On March 4, 2004, a complaint was filed against Ibis Technology Corporation and its senior executive officer and Chairman, civil action no. 04-CV-10446. On July 6, 2004, the various purported lawsuits were consolidated into this action and titled, "In Re: Ibis Technology Corporation Securities Litigation."
Several purported shareholder class action lawsuits have been filed against defendants Ibis Technology Corporation and its senior executive officer and Chairman charging defendants violated the Exchange Act by issuing material misrepresentations concerning Ibis' new generations SIMOX-SOI implanter, that Ibis had orders from Japanese wafer manufacturers and that Ibis would close prior to December 31, 2003.
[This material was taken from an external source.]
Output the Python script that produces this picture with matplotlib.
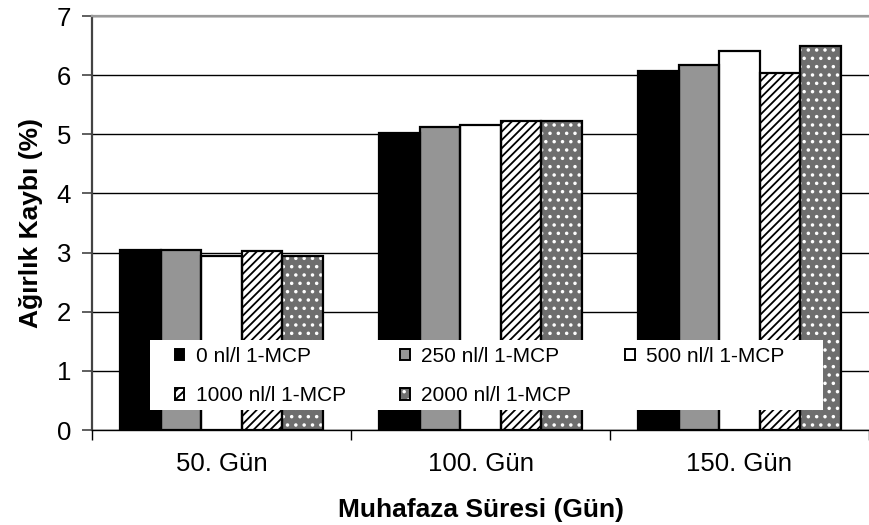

Specifically, the complaint alleges that defendant misrepresented the carrying value of the smaller size wafers production line on Ibis' financial statements. On December 15, 2003, defendants filed a Form 8-K with the SEC admitting that there would be no sales of i2000 implanters in Q4 2003 from the Japanese wafer manufacturers and that they now expected to receive order(s) for one to three i2000 implanters sometime in 2004 but that the timing of the orders "is very difficult to predict because the sales require the purchaser to enter into a license agreement with a third party." Defendants further admitted that Ibis would record a "material charge" due to the impairment of its smaller size production equipment. In reaction to the announcement, the price of Ibis' common stock fell from a $51.40 per share close on December 12 to a close of $13.20 per share on December 15, 2003 and a closing price of $10.37 on December 16, 2003, on extraordinary high combined volume of 4.4 million shares, almost 50% of the outstanding shares of Ibis common stock.